My research focuses on DIY Materials that is, materials which are self-manufactured, largely by designers. Over the last three years, I have been investigating this phenomenon more closely and developing a classification inspired by the earliest categorisations developed by scientists in the eighteenth century, particularly that of Carl Linnaeus. This categorisation provides a support for a scientific structure for DIY Materials, towards the creation of DIY Materials Kingdoms (Ayala-Garcia, Rognoli & Karana, 2017) (Ayala-Garcia & Rognoli, 2017), which are distinguished from the materials traditionally developed by materials engineers and scientists, that is, so-called STEM (Science, Technology Engineering & Mathematics) Materials. Our research is also seeking to bring people into contact with materials to learn about their qualities and properties, which is why we speak of DIY Materials for Social Change, in a process in which users come to play an active part in design, in line with current thinking about the development of sustainable products and about the development of circular economies in the field of materials.

The title of my thesis is The Materials Generation: it is, in fact, today’s generation of designers who are literally taking material into their own hands and generating it, thanks among other things to the democratisation of technology (something that still had not happened at the time of the Bauhaus period or of the publication of The Material of Invention by Ezio Manzini), and who are seeking to do design (hopefully) in a more aware manner, where material is no longer chosen at the end of the design process but is created for the project itself.
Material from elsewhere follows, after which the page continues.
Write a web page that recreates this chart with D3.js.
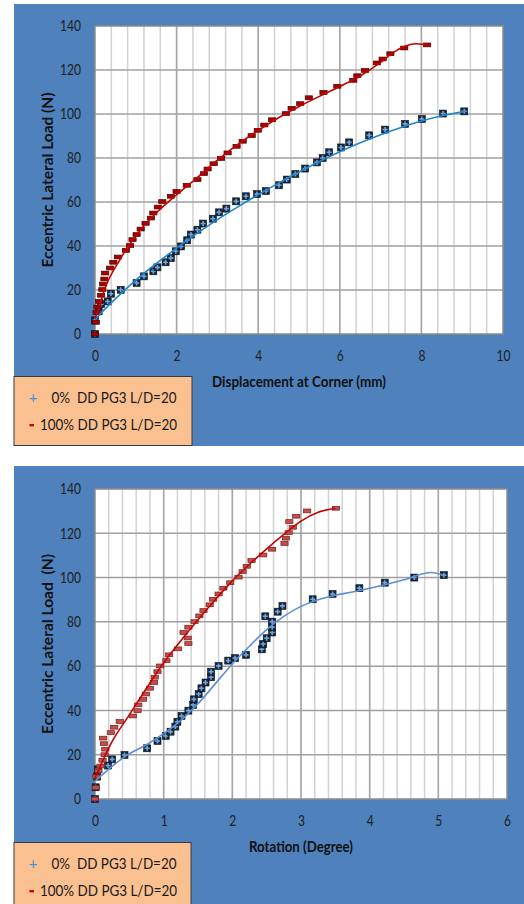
<!DOCTYPE html>
<html>
<head>
<meta charset="utf-8">
<script src="https://cdn.jsdelivr.net/npm/d3@7"></script>
<style>
    body { margin: 0; background: #fff; }
    svg { display: block; }
    text { font-family: Lato, "Open Sans", sans-serif; white-space: pre; }
</style>
</head>
<body>
<svg id="chart" width="524" height="904"></svg>
<script>
'use strict';

// legend + axis text
var legendLabels = ["0%  DD PG3 L/D=20", "100% DD PG3 L/D=20"];
var yTitle1 = "Eccentric Lateral Load (N)";
var yTitle2 = "Eccentric Lateral Load  (N)";
var xTitle1 = "Displacement at Corner (mm)";
var xTitle2 = "Rotation (Degree)";
var yTicks = [0, 20, 40, 60, 80, 100, 120, 140];
var xTicks1 = [0, 2, 4, 6, 8, 10];
var xTicks2 = [0, 1, 2, 3, 4, 5, 6];

// chart 1: displacement (mm) vs load (N)
var dispBlue = [[0,0],[0,6.2],[0.09,10.3],[0.15,13.6],[0.31,14.8],[0.39,18.3],[0.63,20.1],[1.02,23.2],[1.2,26.2],
    [1.43,28.5],[1.53,30.3],[1.73,32.6],[1.86,34.5],[1.98,37.6],[2.11,39.8],[2.26,42.6],[2.35,45.2],[2.51,47.4],
    [2.65,50.2],[2.89,52.4],[3.04,55.3],[3.22,57],[3.46,60.3],[3.7,62.6],[3.97,63.6],[4.19,65],[4.51,67.6],
    [4.7,70.2],[4.91,72.7],[5.15,75.2],[5.44,78],[5.58,80],[5.74,82.6],[6.03,84.8],[6.23,87.1],[6.72,90.3],
    [7.11,92.9],[7.6,95.5],[8.01,97.7],[8.53,100.2],[9.05,101.2]];
var dispRed = [[0,0],[0.02,5.3],[0.04,9.8],[0.06,12.3],[0.1,14.8],[0.15,17.6],[0.18,20.2],[0.2,22.7],[0.23,25],
    [0.25,27.7],[0.37,30],[0.45,32.6],[0.56,35],[0.76,38],[0.86,40.2],[0.92,42.9],[1.02,45.2],[1.12,47.7],
    [1.24,50.3],[1.37,52.7],[1.43,55],[1.54,57.7],[1.65,60.2],[1.86,62.6],[2.0,64.8],[2.25,67.6],[2.51,70.2],
    [2.67,72.9],[2.76,75],[2.91,77.4],[3.09,79.8],[3.25,82.3],[3.47,85.3],[3.62,87.6],[3.84,90.2],[3.99,92.6],
    [4.15,95],[4.34,97.4],[4.68,100.2],[4.82,102.6],[5.03,104.7],[5.24,107.4],[5.6,109.8],[5.94,112.6],
    [6.33,115.3],[6.43,117.4],[6.62,119.8],[6.91,123.2],[7.05,125],[7.24,127.4],[7.58,130],[8.14,131.4]];
var dispBlueTrend = [[0,6.5],[0.2,10.5],[0.5,16],[1,24.5],[1.5,32],[2,39],[2.5,45.7],[3,52],[3.5,57.8],[4,63.3],
    [4.5,68.6],[5,73.6],[5.5,78.4],[6,82.8],[6.5,86.9],[7,90.6],[7.5,93.9],[8,96.8],[8.5,99.2],[9.07,101.2]];
var dispRedTrend = [[0,7],[0.08,11],[0.25,21],[0.6,33.5],[1.1,47],[1.5,55],[2,63.3],[2.5,71],[3,79],
    [3.5,86.2],[4,92.5],[4.5,98.3],[5,103.4],[5.5,108],[6,112.5],[6.5,117.3],[7,123.5],[7.3,127.8],
    [7.6,130.8],[7.88,131.9],[8.2,131.2]];

// chart 2: rotation (degree) vs load (N)
var rotBlue = [[0,0],[0.01,5.3],[0.03,10.1],[0.04,13.4],[0.19,15.1],[0.25,17.9],[0.43,19.9],[0.76,22.9],
    [0.91,26.2],[1.03,28.5],[1.1,30.4],[1.17,32.7],[1.2,34.9],[1.26,37.5],[1.36,39.9],[1.43,42.5],[1.44,45],
    [1.51,47.4],[1.55,50],[1.61,52.6],[1.69,55],[1.69,57.5],[1.8,60.1],[1.94,62.5],[2.04,63.6],[2.2,65.1],
    [2.43,67.6],[2.45,70],[2.5,72.6],[2.58,75.2],[2.58,77.6],[2.58,80.1],[2.48,82.5],[2.66,84.6],[2.73,87.2],
    [3.17,90.2],[3.46,92.6],[3.85,95.2],[4.22,97.7],[4.65,100],[5.08,101.1]];
var rotRed = [[0,0],[0.01,5.1],[0.02,10.1],[0.05,12.7],[0.08,14.9],[0.11,17.5],[0.14,20],[0.15,22.5],[0.13,25],
    [0.12,27.5],[0.23,30],[0.28,32.4],[0.36,35],[0.55,37.5],[0.62,39.9],[0.63,42.5],[0.7,45],[0.74,47.4],
    [0.8,50],[0.86,52.6],[0.87,55],[0.91,57.5],[0.95,60.1],[1.04,62.5],[1.08,65.1],[1.21,67.8],[1.36,70.2],
    [1.35,72.7],[1.29,75.2],[1.36,77.6],[1.45,80.1],[1.52,82.7],[1.58,85.1],[1.67,87.7],[1.72,90.2],[1.8,92.6],
    [1.87,95.2],[1.97,97.7],[2.09,100.2],[2.15,102.7],[2.21,105.1],[2.28,107.7],[2.45,110.2],[2.58,112.8],
    [2.76,115.4],[2.78,117.8],[2.82,120.3],[2.88,122.7],[2.83,125.3],[2.93,127.7],[3.09,130.1],[3.51,131.3]];
var rotBlueTrend = [[0,8],[0.2,13.5],[0.45,19.5],[0.75,24.5],[1,29.5],[1.25,35.5],[1.5,43],[1.75,52],[2,61],
    [2.25,69],[2.5,76.5],[2.75,82.5],[3,87],[3.25,90],[3.5,92],[3.75,93.5],[4,95.2],[4.25,97],[4.5,99],
    [4.75,101.5],[4.9,102.3],[5.08,101]];
var rotRedTrend = [[0,9.5],[0.25,26],[0.5,38],[0.75,50],[1,61.5],[1.25,71.5],[1.5,81],[1.75,90],[2,98.5],
    [2.25,106],[2.5,113],[2.75,119.5],[3,125.5],[3.25,129.5],[3.5,131.3]];

var svg = d3.select('#chart');

// squeeze text to the narrow width seen in the picture
function fit(sel, perChar) {
    sel.each(function() {
        var t = d3.select(this);
        t.attr('textLength', t.text().length * perChar).attr('lengthAdjust', 'spacingAndGlyphs');
    });
}

function drawChart(c) {
    var g = svg.append('g');
    g.append('rect')
        .attr('x', c.panel[0]).attr('y', c.panel[1])
        .attr('width', c.panel[2]).attr('height', c.panel[3])
        .style('fill', '#4f81bd');

    var x = d3.scaleLinear().domain([0, c.xMax]).range([c.left, c.right]);
    var y = d3.scaleLinear().domain([0, 140]).range([c.bottom, c.top]);

    g.append('rect')
        .attr('x', c.left).attr('y', c.top)
        .attr('width', c.right - c.left).attr('height', c.bottom - c.top)
        .style('fill', '#fff');

    // gridlines
    g.selectAll('line.vminor').data(d3.range(c.minor, c.xMax - 0.001, c.minor)).enter()
        .append('line')
        .attr('x1', function(d) { return x(d); }).attr('x2', function(d) { return x(d); })
        .attr('y1', c.top).attr('y2', c.bottom)
        .style('stroke', '#d2d2d2').style('stroke-width', 1.5);
    g.selectAll('line.vmajor').data(c.xTicks.slice(1, -1)).enter()
        .append('line')
        .attr('x1', function(d) { return x(d); }).attr('x2', function(d) { return x(d); })
        .attr('y1', c.top).attr('y2', c.bottom)
        .style('stroke', '#a6a6a6').style('stroke-width', 1.5);
    g.selectAll('line.hgrid').data(yTicks.slice(1, -1)).enter()
        .append('line')
        .attr('x1', c.left).attr('x2', c.right)
        .attr('y1', function(d) { return y(d); }).attr('y2', function(d) { return y(d); })
        .style('stroke', '#a0a0a0').style('stroke-width', 1.5);
    g.append('rect')
        .attr('x', c.left).attr('y', c.top)
        .attr('width', c.right - c.left).attr('height', c.bottom - c.top)
        .style('fill', 'none').style('stroke', '#8c8c8c').style('stroke-width', 1.5);

    // axes (labels only)
    var ya = g.append('g').attr('transform', 'translate(' + (c.left - 14) + ',0)')
        .call(d3.axisLeft(y).tickValues(yTicks).tickFormat(d3.format('d')).tickSize(0).tickPadding(0));
    var xa = g.append('g').attr('transform', 'translate(0,' + (c.bottom + 16) + ')')
        .call(d3.axisBottom(x).tickValues(c.xTicks).tickFormat(d3.format('d')).tickSize(0).tickPadding(0));
    [ya, xa].forEach(function(a) {
        a.select('.domain').remove();
        a.selectAll('text').style('font-family', 'Lato, sans-serif').style('font-size', '15px').style('fill', '#1e1e1e');
        fit(a.selectAll('text'), 7);
    });

    g.append('text')
        .attr('x', (c.left + c.right) / 2).attr('y', c.xTitleY)
        .attr('text-anchor', 'middle')
        .style('font-size', '14.5px').style('font-weight', 'bold').style('fill', '#111')
        .attr('textLength', c.xTitleW).attr('lengthAdjust', 'spacingAndGlyphs')
        .text(c.xTitle);
    g.append('text')
        .attr('transform', 'translate(' + 53 + ',' + (c.top + c.bottom) / 2 + ') rotate(-90)')
        .attr('text-anchor', 'middle')
        .style('font-size', '14.5px').style('font-weight', 'bold').style('fill', '#111')
        .attr('textLength', c.yTitleW).attr('lengthAdjust', 'spacingAndGlyphs')
        .text(c.yTitle);

    // markers: blue squares with a light plus, red dashes
    var bm = g.selectAll('g.bm').data(c.blue).enter().append('g')
        .attr('transform', function(d) { return 'translate(' + x(d[0]) + ',' + y(d[1]) + ')'; });
    bm.append('rect').attr('x', -3.5).attr('y', -3.5).attr('width', 7).attr('height', 7)
        .style('fill', '#16263a').style('stroke', '#0d1622').style('stroke-width', 0.6);
    bm.append('path').attr('d', 'M-2.5,0H2.5M0,-2.5V2.5')
        .style('stroke', '#6fa3dc').style('stroke-width', 1.6);
    g.selectAll('rect.rm').data(c.red).enter().append('rect')
        .attr('x', function(d) { return x(d[0]) - 3.6; })
        .attr('y', function(d) { return y(d[1]) - 1.9; })
        .attr('width', 7.2).attr('height', 3.8)
        .style('fill', c.redFill).style('stroke', c.redStroke).style('stroke-width', 0.7);

    var line = d3.line()
        .x(function(d) { return x(d[0]); })
        .y(function(d) { return y(d[1]); })
        .curve(d3.curveMonotoneX);
    g.append('path').datum(c.blueTrend).attr('d', line)
        .style('fill', 'none').style('stroke', c.blueLine).style('stroke-width', 1.6);
    g.append('path').datum(c.redTrend).attr('d', line)
        .style('fill', 'none').style('stroke', '#c80000').style('stroke-width', 1.6);

    // legend
    g.append('rect')
        .attr('x', c.legend[0]).attr('y', c.legend[1])
        .attr('width', c.legend[2]).attr('height', c.legend[3])
        .style('fill', '#fac090').style('stroke', '#3a3a3a').style('stroke-width', 1);
    var ly = [c.legend[1] + 26.5, c.legend[1] + 53];
    g.append('text').attr('x', 33).attr('y', ly[0] - 0.5).attr('text-anchor', 'middle')
        .style('font-size', '15px').style('fill', '#4a8fd0').text('+');
    g.append('rect').attr('x', 29.5).attr('y', ly[1] - 5.5).attr('width', 4.5).attr('height', 2.4)
        .style('fill', '#d00000');
    g.append('text').attr('x', 51.5).attr('y', ly[0])
        .style('font-size', '15.5px').style('fill', '#1a1a1a')
        .attr('textLength', 125).attr('lengthAdjust', 'spacingAndGlyphs')
        .text(legendLabels[0]);
    g.append('text').attr('x', 40).attr('y', ly[1])
        .style('font-size', '15.5px').style('fill', '#1a1a1a')
        .attr('textLength', 137).attr('lengthAdjust', 'spacingAndGlyphs')
        .text(legendLabels[1]);
}

drawChart({
    panel: [14, 4, 510, 442], left: 95, right: 503, top: 26, bottom: 334,
    xMax: 10, minor: 0.4, xTicks: xTicks1, xTitle: xTitle1, yTitle: yTitle1, xTitleY: 387,
    xTitleW: 174, yTitleW: 175,
    blue: dispBlue, red: dispRed, blueTrend: dispBlueTrend, redTrend: dispRedTrend,
    blueLine: '#1f86d0', redFill: '#a80000', redStroke: '#4a0000',
    legend: [14, 376.5, 178, 69]
});
drawChart({
    panel: [14, 466, 510, 438], left: 95, right: 507, top: 489, bottom: 799,
    xMax: 6, minor: 0.2, xTicks: xTicks2, xTitle: xTitle2, yTitle: yTitle2, xTitleY: 852,
    xTitleW: 104, yTitleW: 180,
    blue: rotBlue, red: rotRed, blueTrend: rotBlueTrend, redTrend: rotRedTrend,
    blueLine: '#5b8fd4', redFill: '#c0504d', redStroke: '#7a1a18',
    legend: [14, 842.5, 177, 70]
});
</script>
</body>
</html>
This research, in addition to the dissemination of its results, is also offering new teaching models for the School of Design, giving students and – why not – also the Bovisa campus community the chance to approach materials, and generating social innovation starting from material. For example, with the support of the Prototypes Lab and Polifactory we are building the four machines of Dave Hakkens’ Precious Plastic ↗, an open-source project dedicated to recovering plastic and other in-house waste material, which transforms refuse into a design resource. This research activity is being conducted as part of the Polisocial project Tambali Fii, coordinated by Andrea Ratti, in which we plan to test the use of these machines and propose circular economy initiatives in Senegal. Within the classification of the DIY Materials “kingdoms” we have defined this approach and the various self-manufactured materials as part of the Recuperavit Kingdom, the one in which the words “scrap” or “waste” no longer exist. We hope that these machines can always be used, modified and updated for changing academic needs, bringing about a transformation in design and prototyping methods as well as generating material resources. These processes have in fact been tested during the optional course of the Laurea Magistrale, “Designing Materials Experiences”: the materials designed by students are already available in the catalogue of the Politecnico’s Materioteca or materials library, complete with samples and “recipes” for their creation. The students who took part in the course during the two years that it has been held come from 61 different countries and have developed no fewer than 178 materials “Made @ Polimi”: it is also thanks to them that we have inaugurated several experimental teaching projects in Europe, which we have called DIY-Materials on Tour.

All of this goes to show how the development of such processes is an integral part of circular economy initiatives: we hope that this approach will make it possible to make several communities self-sufficient in terms of production where both natural and reclaimed resources are already present. We will also continue to test the model, having recently joined the Politecnico’s Lens research lab.